What buyers should look for before choosing a platform
The wrong buying process often focuses too heavily on the voice itself. The better approach is to evaluate business performance.
Start with conversation quality. Does the system sound natural under interruption, not just in a polished script? Then look at latency, integration depth, transfer logic, analytics, deployment speed, and control over infrastructure.
After that, look at operating model. Some teams need to launch in days with minimal support. Others need implementation help, SLAs, and tighter governance. The right provider should match your internal capacity, not force you into a single model.
It also helps to pressure-test the reporting layer. You need to know more than total call volume. You need visibility into resolution rates, transfer reasons, average handling time, containment, drop-off points, and workflow performance. If you cannot measure outcomes, you cannot improve them.
Platforms like Kalem stand out when they combine fast deployment with low-latency speech-to-speech performance, practical workflow integrations, and human escalation built into the experience. That balance is what turns voice AI from a demo into an operating layer.
The trade-off most teams miss
There is always a balance between control and speed.

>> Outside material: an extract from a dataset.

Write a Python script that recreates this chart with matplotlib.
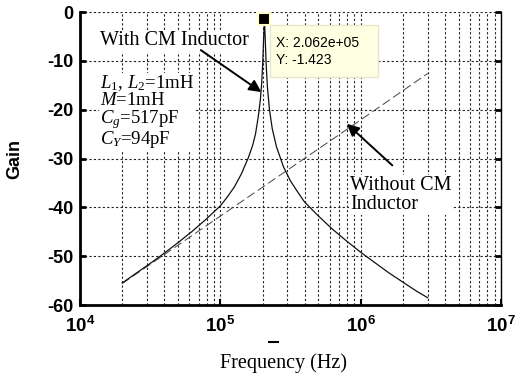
import matplotlib
matplotlib.use('Agg')
import matplotlib.pyplot as plt
from matplotlib.ticker import FixedLocator, FixedFormatter, NullFormatter, LogLocator
from matplotlib.patches import Rectangle
from matplotlib.lines import Line2D

# ---- data ----
freq_cm = [2.0e4, 2.51e4, 3.16e4, 3.98e4, 5.01e4, 6.31e4, 7.94e4, 1.0e5, 1.12e5,
           1.26e5, 1.41e5, 1.585e5, 1.70e5, 1.78e5, 1.862e5, 1.928e5, 1.972e5,
           2.009e5, 2.037e5, 2.062e5, 2.089e5, 2.118e5, 2.163e5, 2.239e5, 2.344e5,
           2.512e5, 2.818e5, 3.162e5, 3.548e5, 3.981e5, 5.01e5, 6.31e5, 7.94e5,
           1.0e6, 1.259e6, 1.585e6, 1.995e6, 2.512e6, 3.0e6]
gain_cm = [-55.5, -53.5, -51.5, -49.4, -47.2, -44.9, -42.4, -39.7, -37.9,
           -35.8, -33.2, -29.8, -27.3, -25.0, -21.5, -18.0, -14.5,
           -10.0, -5.0, -1.423, -5.5, -10.3, -15.2, -20.0, -23.9,
           -27.6, -31.7, -34.6, -36.8, -38.9, -41.8, -44.5, -46.9,
           -49.2, -51.3, -53.4, -55.3, -57.2, -58.5]

freq_no_cm = [2.0e4, 1.0e5, 1.0e6, 3.0e6]
gain_no_cm = [-55.6, -41.8, -22.1, -12.6]

peak_freq = 2.062e5
peak_gain = -1.423

yticks = [-60, -50, -40, -30, -20, -10, 0]
ytick_labels = ['-60', '-50', '-40', '-30', '-20', '-10', '0']
xticks = [1e4, 1e5, 1e6, 1e7]
xtick_labels = [r'$\mathbf{10^{4}}$', r'$\mathbf{10^{5}}$', r'$\mathbf{10^{6}}$', r'$\mathbf{10^{7}}$']

param_lines = [r'$L_{\mathit{1}}$, $L_{\mathit{2}}$=1mH', r'$M$=1mH',
               r'$C_{g}$=517pF', r'$C_{Y}$=94pF']

# ---- style ----
plt.rcParams['mathtext.fontset'] = 'custom'
plt.rcParams['mathtext.rm'] = 'Liberation Serif'
plt.rcParams['mathtext.it'] = 'Liberation Serif:italic'
plt.rcParams['mathtext.bf'] = 'Liberation Sans:bold'
plt.rcParams['font.family'] = ['Liberation Sans', 'DejaVu Sans']

W, H = 525, 380
fig = plt.figure(figsize=(W / 100, H / 100), dpi=100)
L, R, T, B = 80, 501, 12, 305
ax = fig.add_axes([L / W, 1 - B / H, (R - L) / W, (B - T) / H])

ax.set_xscale('log')
ax.set_xlim(1e4, 1e7)
ax.set_ylim(-60, 0)

grid_kw = dict(color='#222222', linewidth=0.8, linestyle=(0, (2.0, 2.0)))
ax.xaxis.set_major_locator(FixedLocator(xticks))
ax.xaxis.set_major_formatter(FixedFormatter(xtick_labels))
ax.xaxis.set_minor_locator(LogLocator(base=10, subs=[2, 3, 4, 5, 6, 7, 8, 9]))
ax.xaxis.set_minor_formatter(NullFormatter())
ax.yaxis.set_major_locator(FixedLocator(yticks))
ax.yaxis.set_major_formatter(FixedFormatter(ytick_labels))
ax.grid(True, which='major', axis='both', **grid_kw)
ax.grid(True, which='minor', axis='x', **grid_kw)
ax.set_axisbelow(True)

ax.tick_params(axis='both', which='both', direction='in')
ax.tick_params(axis='x', which='minor', length=0)
ax.tick_params(axis='x', which='major', length=4, width=1.5, pad=8, labelsize=13.5)
ax.tick_params(axis='y', which='major', length=4, width=2, pad=5, labelsize=13,
               right=True)
for lab in ax.get_yticklabels():
    lab.set_fontweight('bold')

ax.spines['top'].set_visible(False)
ax.spines['left'].set_linewidth(2)
ax.spines['bottom'].set_linewidth(2)
ax.spines['right'].set_linewidth(1)

# curves
ax.plot(freq_no_cm, gain_no_cm, color='#444444', lw=0.7, linestyle=(0, (9, 4)))
ax.plot(freq_cm, gain_cm, color='#111111', lw=0.9)
ax.plot([peak_freq], [peak_gain], marker='s', ms=8, mfc='k', mec='#FFFFC8',
        mew=1.5, clip_on=False, zorder=6, linestyle='none')

serif = 'Liberation Serif'
white = dict(facecolor='white', edgecolor='none', pad=1.0)
ax.text(1.39e4, -6.8, 'With CM Inductor', family=serif, fontsize=14.5,
        va='baseline', ha='left', bbox=white)
ax.annotate('', xy=(1.96e5, -16.4), xytext=(7.26e4, -7.8),
            arrowprops=dict(arrowstyle='-|>', color='k', lw=1.4,
                            mutation_scale=18, shrinkA=0, shrinkB=0))
ax.text(1.39e4, -27.1, '\n'.join(param_lines), family=serif, fontsize=13.5,
        va='baseline', ha='left', linespacing=0.92, bbox=white)

ax.text(8.4e5, -40.3, 'Without CM\nInductor', family=serif, fontsize=14.5,
        va='baseline', ha='left', linespacing=0.95, bbox=white)
ax.annotate('', xy=(7.98e5, -22.9), xytext=(1.68e6, -31.4),
            arrowprops=dict(arrowstyle='-|>', color='k', lw=1.4,
                            mutation_scale=18, shrinkA=0, shrinkB=0))

# data tip
rect = Rectangle((270 / W, 1 - 77 / H), 108 / W, 52 / H, transform=fig.transFigure,
                 facecolor='#FFFFE1', edgecolor='#E6E6C8', lw=1, zorder=5)
fig.add_artist(rect)
fig.text(276.5 / W, 1 - 64 / H, f'X: {peak_freq:.3e}\nY: {peak_gain:.3f}',
         fontsize=10, va='baseline', ha='left', linespacing=1.3, zorder=6)

# labels
ax.set_ylabel('Gain', fontweight='bold', fontsize=13)
ax.yaxis.set_label_coords(-0.135, 0.5)
fig.text(283 / W, 1 - 368 / H, 'Frequency (Hz)', family=serif, fontsize=14.5,
         ha='center', va='baseline')
fig.add_artist(Line2D([269 / W, 278 / W], [1 - 342 / H, 1 - 342 / H],
                      transform=fig.transFigure, color='k', lw=1.5))

fig.savefig('out.png', dpi=100)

A highly customizable platform can fit complex environments, but it may require more setup, testing, and internal ownership. A simpler platform can get live quickly, but it may limit how deeply you tailor workflows or infrastructure. Neither is automatically better. It depends on your call volume, technical resources, compliance needs, and how much change your team can absorb right now.
The same goes for use-case scope. Trying to automate every phone interaction from day one usually slows deployment and hurts quality. Teams that start with a narrow, high-volume workflow often get better results faster. Once the platform proves itself, expansion becomes easier and less risky.
The companies getting the most from voice AI are not treating it like a novelty feature. They are treating it like a performance system. They care about answer speed, resolution, conversion, staffing efficiency, and customer experience at the same time.
That is the lens to bring to any speech to speech AI platform evaluation. Not whether it sounds impressive in a demo, but whether it can carry real conversations, complete real work, and give your team room to grow without rebuilding the stack six months later.
If your phones are still tied up with repetitive calls, the opportunity is not abstract. It is sitting in your queue, waiting for a faster answer.